■ What this task involves: Print, word for word, every line from the beginning of the listing up to and including the line with "(hpr) at (1100,42)". Pictures are to be excluded.

::::

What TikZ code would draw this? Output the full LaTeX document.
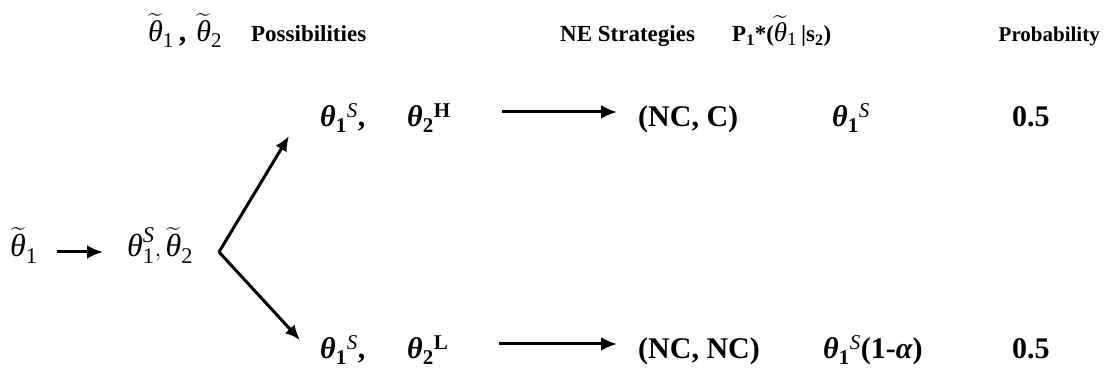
\documentclass[tikz,border=0pt]{standalone}
\usepackage{amsmath}
\usepackage{fontspec}
\setmainfont{Liberation Serif}
\usetikzlibrary{arrows.meta}

% italic and bold-italic theta taken from the text font
\newcommand{\thit}{\text{\normalfont\itshape θ}}
\newcommand{\thbf}{\text{\bfseries\itshape θ}}
\newcommand{\tth}{\widetilde{\thit}}
\newcommand{\up}[1]{\text{\normalfont #1}}
\newcommand{\upb}[1]{\text{\bfseries #1}}
\newcommand{\itS}{\text{\normalfont\itshape S}}
% larger size for the tilde thetas inside the headings
\newcommand{\bigth}[2][30]{{\fontsize{#1}{32}\selectfont #2}}

\tikzset{
  hdr/.style={font=\fontsize{23}{27}\selectfont\bfseries, inner sep=0pt, anchor=base west},
  rowtxt/.style={font=\fontsize{30}{36}\selectfont\bfseries, inner sep=0pt, anchor=base west},
  lft/.style={font=\fontsize{32}{36}\selectfont, inner sep=0pt, anchor=base west},
  arr/.style={line width=3pt, -{Latex[length=16pt,width=14pt]}},
  forkarr/.style={line width=3pt, line join=miter, -{Latex[length=15pt,width=13pt]}},
}

\begin{document}
\begin{tikzpicture}[x=1pt,y=-1pt]
\useasboundingbox (0,0) rectangle (1104,371);

% column headings
\node[hdr] (hposs) at (148,42) {\bigth{$\tth_{\up{1}}$\,,\,\,$\tth_{\up{2}}$}\hspace{29pt}Possibilities};
\node[hdr] (hne)   at (560,42) {NE Strategies};
\node[hdr] (hp)    at (732,42) {P\textsubscript{1}*(\bigth[27]{$\tth_{\up{1}}$}\,|s\textsubscript{2})};
\node[hdr, anchor=base east, font=\fontsize{21}{25}\selectfont\bfseries] (hpr) at (1100,42) {Probability};

% left part
\node[lft] (t1)  at (10,257)  {$\tth_{\up{1}}$};
\node[lft] (t1s) at (127,257) {$\thit_{\up{1}}^{\itS},\tth_{\up{2}}$};
\draw[arr] ([shift={(19pt,5pt)}]t1.base east) -- ([shift={(-24pt,5pt)}]t1s.base west);

% fork
\coordinate (fork) at (219,252);
\coordinate (tipU) at (289,136);
\coordinate (tipL) at (300,340);
\draw[forkarr] (fork) -- (tipU);
\draw[forkarr] (fork) -- (tipL);

% upper row
\node[rowtxt] (r1a) at (320,127) {$\thbf_{\upb{1}}{}^{\itS}$,};
\node[rowtxt] (r1b) at (407,127) {$\thbf_{\upb{2}}{}^{\upb{H}}$};
\node[rowtxt] (ne1) at (638,127) {(NC, C)};
\node[rowtxt] (p1)  at (832,127) {$\thbf_{\upb{1}}{}^{\itS}$};
\node[rowtxt] (pr1) at (1012,127) {0.5};
\draw[arr] ([shift={(51pt,15pt)}]r1b.base east) -- ([shift={(-21pt,15pt)}]ne1.base west);

% lower row
\node[rowtxt] (r2a) at (320,359) {$\thbf_{\upb{1}}{}^{\itS}$,};
\node[rowtxt] (r2b) at (407,359) {$\thbf_{\upb{2}}{}^{\upb{L}}$};
\node[rowtxt] (ne2) at (638,359) {(NC, NC)};
\node[rowtxt] (p2)  at (823,359) {$\thbf_{\upb{1}}{}^{\itS}$(1-\textit{α})};
\node[rowtxt] (pr2) at (1012,359) {0.5};
\draw[arr] ([shift={(51pt,15pt)}]r2b.base east) -- ([shift={(-21pt,15pt)}]ne2.base west);
\end{tikzpicture}
\end{document}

::::

■ Full solution:
What TikZ code would draw this? Output the full LaTeX document.
\documentclass[tikz,border=0pt]{standalone}
\usepackage{amsmath}
\usepackage{fontspec}
\setmainfont{Liberation Serif}
\usetikzlibrary{arrows.meta}

% italic and bold-italic theta taken from the text font
\newcommand{\thit}{\text{\normalfont\itshape θ}}
\newcommand{\thbf}{\text{\bfseries\itshape θ}}
\newcommand{\tth}{\widetilde{\thit}}
\newcommand{\up}[1]{\text{\normalfont #1}}
\newcommand{\upb}[1]{\text{\bfseries #1}}
\newcommand{\itS}{\text{\normalfont\itshape S}}
% larger size for the tilde thetas inside the headings
\newcommand{\bigth}[2][30]{{\fontsize{#1}{32}\selectfont #2}}

\tikzset{
  hdr/.style={font=\fontsize{23}{27}\selectfont\bfseries, inner sep=0pt, anchor=base west},
  rowtxt/.style={font=\fontsize{30}{36}\selectfont\bfseries, inner sep=0pt, anchor=base west},
  lft/.style={font=\fontsize{32}{36}\selectfont, inner sep=0pt, anchor=base west},
  arr/.style={line width=3pt, -{Latex[length=16pt,width=14pt]}},
  forkarr/.style={line width=3pt, line join=miter, -{Latex[length=15pt,width=13pt]}},
}

\begin{document}
\begin{tikzpicture}[x=1pt,y=-1pt]
\useasboundingbox (0,0) rectangle (1104,371);

% column headings
\node[hdr] (hposs) at (148,42) {\bigth{$\tth_{\up{1}}$\,,\,\,$\tth_{\up{2}}$}\hspace{29pt}Possibilities};
\node[hdr] (hne)   at (560,42) {NE Strategies};
\node[hdr] (hp)    at (732,42) {P\textsubscript{1}*(\bigth[27]{$\tth_{\up{1}}$}\,|s\textsubscript{2})};
\node[hdr, anchor=base east, font=\fontsize{21}{25}\selectfont\bfseries] (hpr) at (1100,42) {Probability};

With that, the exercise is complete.